Re: Reworking suspend-resume sequence (was: Re: PCI PM: Restorestandard config registers of all devices early)

From: Ingo Molnar
Date: Tue Feb 03 2009 - 14:14:04 EST



* Linus Torvalds <torvalds@xxxxxxxxxxxxxxxxxxxx> wrote:

> On Tue, 3 Feb 2009, Linus Torvalds wrote:
> >
> > That said, we've also never had much reason to _care_ deeply, so it's also
> > possible that we do mask things over some path. I didn't actually walk
> > _all_ the paths, and the logic for irq handling has changed enough over
> > the years that I don't know all the paths any more. Maybe we do that
> > explicit mask in some path I missed. We _shouldn't_, but who knows..
>
> Ok, so I decided to actually try to walk it all. Better look at the actual
> code.
>
> Hmm. The _normal_ simple irq handler does this the way I described, but
> for some reason the "handle_edge_irq()" does not. And the reason is
> actually a buglet: it needs to mask things for the "recursive interrupt"
> case.
>
> But that literally just looks like a small implementation detail (the code
> decided to share the code for IRQ_INPROGRESS and IRQ_DISABLED). We should
> fix it, so that you _can_ disable irqs and not have to worry about this
> all.
>
> I'm really not sure why that handle_edge_irq thing uses "ack_and_mask()"
> instead of just "desc->chip->ack()"? I'm also totally flummoxed as to why
> it feels it needs to go all the way out to the device to mask things,
> instead of just masking at an apic level, which is much simpler and faster
> (especially since masking should never happen in practice anyway).

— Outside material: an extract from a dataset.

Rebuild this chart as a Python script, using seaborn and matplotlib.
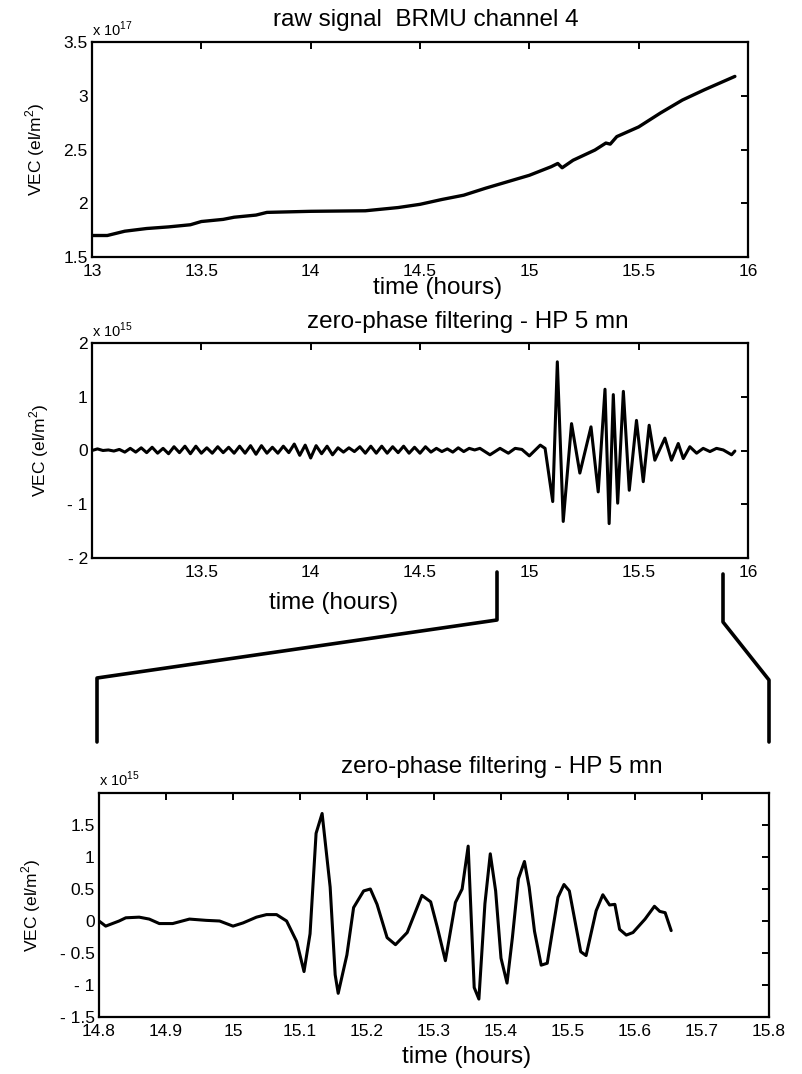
import numpy as np
import pandas as pd
import matplotlib
matplotlib.use("Agg")
import matplotlib.pyplot as plt
from matplotlib.lines import Line2D
from matplotlib.ticker import FuncFormatter
import seaborn as sns

# raw VEC signal, units of 1e17 el/m2
raw_t = [13.0, 13.07, 13.15, 13.25, 13.35, 13.45, 13.5, 13.6, 13.65, 13.75, 13.8,
         14.0, 14.25, 14.4, 14.5, 14.6, 14.7, 14.8, 14.9, 15.0, 15.1, 15.13, 15.15,
         15.2, 15.3, 15.35, 15.37, 15.4, 15.5, 15.6, 15.7, 15.8, 15.94]
raw_v = [1.70, 1.70, 1.74, 1.765, 1.78, 1.80, 1.83, 1.85, 1.87, 1.89, 1.915,
         1.925, 1.93, 1.96, 1.99, 2.035, 2.075, 2.14, 2.20, 2.26, 2.34, 2.37, 2.33,
         2.40, 2.495, 2.56, 2.55, 2.62, 2.71, 2.84, 2.96, 3.055, 3.18]

# filtered signal, full span, units of 1e15 el/m2
quiet_v = [0.00, 0.03, 0.00, 0.01, -0.01, 0.02, -0.03, 0.04, -0.03, 0.05, -0.04,
           0.06, -0.05, 0.04, -0.06, 0.07, -0.04, 0.08, -0.06, 0.08, -0.05, 0.05,
           -0.05, 0.07, -0.04, 0.06, -0.05, 0.08, -0.05, 0.09, -0.07, 0.09, -0.05,
           0.06, -0.05, 0.08, -0.04, 0.12, -0.09, 0.10, -0.14, 0.09, -0.06, 0.08,
           -0.08, 0.05, -0.03, 0.05, -0.02, 0.07, -0.05, 0.08, -0.05, 0.08, -0.05,
           0.07, -0.04, 0.08, -0.05, 0.06, -0.05, 0.07, -0.03, 0.04, -0.02, 0.03,
           -0.03, 0.05, -0.02, 0.04, 0.01]
quiet_t = [13.0 + 0.025 * i for i in range(len(quiet_v))]
burst_t = [14.774, 14.82, 14.866, 14.904, 14.935, 14.966, 15.0, 15.05, 15.072,
           15.107, 15.128, 15.155, 15.193, 15.231, 15.282, 15.315, 15.346, 15.365,
           15.384, 15.404, 15.43, 15.457, 15.49, 15.521, 15.548, 15.574, 15.62,
           15.65, 15.681, 15.704, 15.734, 15.765, 15.795, 15.826, 15.856, 15.887,
           15.925, 15.94]
burst_v = [0.04, -0.08, 0.04, -0.05, 0.04, 0.02, -0.10, 0.10, 0.04,
           -0.95, 1.65, -1.32, 0.50, -0.42, 0.44, -0.77, 1.14, -1.36,
           1.04, -0.98, 1.10, -0.74, 0.56, -0.58, 0.47, -0.18, 0.23,
           -0.18, 0.13, -0.15, 0.07, -0.05, 0.04, -0.02, 0.04, 0.01,
           -0.08, -0.01]

# zoomed filtered signal 14.8 - 15.65
zoom_t = [14.8, 14.81, 14.82, 14.83, 14.84, 14.86, 14.875, 14.89, 14.91, 14.935,
          14.96, 14.98, 15.0, 15.015, 15.035, 15.05, 15.065, 15.08, 15.095, 15.106,
          15.115, 15.124, 15.133, 15.145, 15.1525, 15.157, 15.17, 15.18, 15.195,
          15.205, 15.215, 15.23, 15.2425, 15.26, 15.282, 15.295, 15.305, 15.317,
          15.332, 15.342, 15.351, 15.36, 15.367, 15.376, 15.384, 15.392, 15.4,
          15.409, 15.417, 15.426, 15.435, 15.442, 15.45, 15.46, 15.469, 15.485,
          15.494, 15.502, 15.519, 15.527, 15.542, 15.552, 15.562, 15.57, 15.577,
          15.587, 15.597, 15.615, 15.629, 15.637, 15.645, 15.654]
zoom_v = [0.0, -0.08, -0.04, 0.0, 0.05, 0.06, 0.03, -0.04, -0.04, 0.03,
          0.01, 0.0, -0.08, -0.03, 0.06, 0.10, 0.10, 0.0, -0.32, -0.79,
          -0.20, 1.37, 1.68, 0.53, -0.84, -1.13, -0.53, 0.21, 0.47,
          0.50, 0.26, -0.26, -0.37, -0.18, 0.40, 0.30, -0.10, -0.62,
          0.29, 0.50, 1.17, -1.04, -1.22, 0.27, 1.05, 0.47, -0.58,
          -0.97, -0.26, 0.66, 0.93, 0.53, -0.16, -0.69, -0.66, 0.37,
          0.57, 0.47, -0.48, -0.54, 0.16, 0.41, 0.25, 0.26, -0.13,
          -0.22, -0.18, 0.03, 0.23, 0.15, 0.13, -0.15]

W, H = 802, 1074


def box(l, t, r, b):
    return [l / W, 1 - b / H, (r - l) / W, (b - t) / H]


def fmt(v, pos):
    s = f"{abs(v):g}"
    return "- " + s if v < -1e-9 else s


sns.set_theme(style="white")
plt.rcParams['font.family'] = ['Liberation Sans', 'DejaVu Sans']
plt.rcParams['mathtext.fontset'] = 'custom'
plt.rcParams['mathtext.rm'] = 'Liberation Sans'
plt.rcParams['text.color'] = 'black'
plt.rcParams['axes.labelcolor'] = 'black'

fig = plt.figure(figsize=(W / 100, H / 100), dpi=100)
ax1 = fig.add_axes(box(92, 42, 748, 257))
ax2 = fig.add_axes(box(92, 343, 748, 558))
ax3 = fig.add_axes(box(99, 793, 769, 1017))

sns.lineplot(x=raw_t, y=raw_v, ax=ax1, color="black", linewidth=2.4)
mid = pd.DataFrame({"t": quiet_t + burst_t, "v": quiet_v + burst_v})
sns.lineplot(data=mid, x="t", y="v", ax=ax2, color="black", linewidth=2.2)
sns.lineplot(x=zoom_t, y=zoom_v, ax=ax3, color="black", linewidth=2.2)

ax1.set_xlim(13, 16)
ax1.set_ylim(1.5, 3.5)
ax1.set_xticks(np.arange(13, 16.01, 0.5))
ax1.set_yticks(np.arange(1.5, 3.51, 0.5))

ax2.set_xlim(13, 16)
ax2.set_ylim(-2, 2)
ax2.set_xticks(np.arange(13.5, 16.01, 0.5))
ax2.set_yticks(np.arange(-2, 2.01, 1))

ax3.set_xlim(14.8, 15.8)
ax3.set_ylim(-1.5, 2)
ax3.set_xticks(np.round(np.arange(14.8, 15.81, 0.1), 1))
ax3.set_yticks(np.arange(-1.5, 1.51, 0.5))

for ax in (ax1, ax2, ax3):
    for sp in ax.spines.values():
        sp.set_visible(True)
        sp.set_color("black")
        sp.set_linewidth(1.6)
    ax.tick_params(direction="in", top=True, right=True, length=5, width=1.4,
                   labelsize=12.5, colors="black", pad=3)
    ax.tick_params(axis="x", pad=5)
    ax.xaxis.set_major_formatter(FuncFormatter(fmt))
    ax.yaxis.set_major_formatter(FuncFormatter(fmt))
    ax.set_xlabel("")
    ax.set_ylabel("VEC (el/m$^2$)", fontsize=12.5, labelpad=12)

ax1.text(0.0, 1.03, "x 10$^{17}$", transform=ax1.transAxes, fontsize=10.5, ha="left")
ax2.text(0.0, 1.03, "x 10$^{15}$", transform=ax2.transAxes, fontsize=10.5, ha="left")
ax3.text(0.0, 1.03, "x 10$^{15}$", transform=ax3.transAxes, fontsize=10.5, ha="left")

fig.text(426 / W, 1 - 20 / H, "raw signal  BRMU channel 4", fontsize=17.5,
         ha="center", va="center")
fig.text(438 / W, 1 - 288 / H, "time (hours)", fontsize=17.5, ha="center", va="center")
fig.text(468 / W, 1 - 322 / H, "zero-phase filtering - HP 5 mn", fontsize=17.5,
         ha="center", va="center")
fig.text(334 / W, 1 - 603 / H, "time (hours)", fontsize=17.5, ha="center", va="center")
fig.text(502 / W, 1 - 767 / H, "zero-phase filtering - HP 5 mn", fontsize=17.5,
         ha="center", va="center")
fig.text(467 / W, 1 - 1057 / H, "time (hours)", fontsize=17.5, ha="center", va="center")

# zoom connectors
left_x = [497, 497, 97, 97]
left_y = [572, 620, 678, 742]
right_x = [723, 723, 769, 769]
right_y = [574, 622, 680, 742]
for xs, ys in ((left_x, left_y), (right_x, right_y)):
    fig.add_artist(Line2D([x / W for x in xs], [1 - y / H for y in ys],
                          transform=fig.transFigure, color="black", linewidth=2.6))

fig.savefig("out.png", dpi=100)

Hm, do you mean mask_ack_irq()? The ->mask_ack() irqchip method is just a
small tweak normally: if we get an irq while the irq was disabled, we can
mark it pending and masks it for real.

It's optional for a PIC implementation to provide it and the generic code
does it via ->mask() + ->ack() if the PIC implementation keeps it NULL.

[ In theory this also solves screaming level-triggered irqs that advertise
themselves as edge-triggered [due to firmware/BIOS bug - these do happen]
and then keep spamming the system. ]

I have not done a deep audit, normally (on x86 at least) ->mask_ack() should
not touch any lowlevel device bits (only the interrupt controller bits).
Have you found a case where it does?

That would be arguably broken i think - we should not touch lowlevel device
bits from the current generation of PIC code really, there's just no point.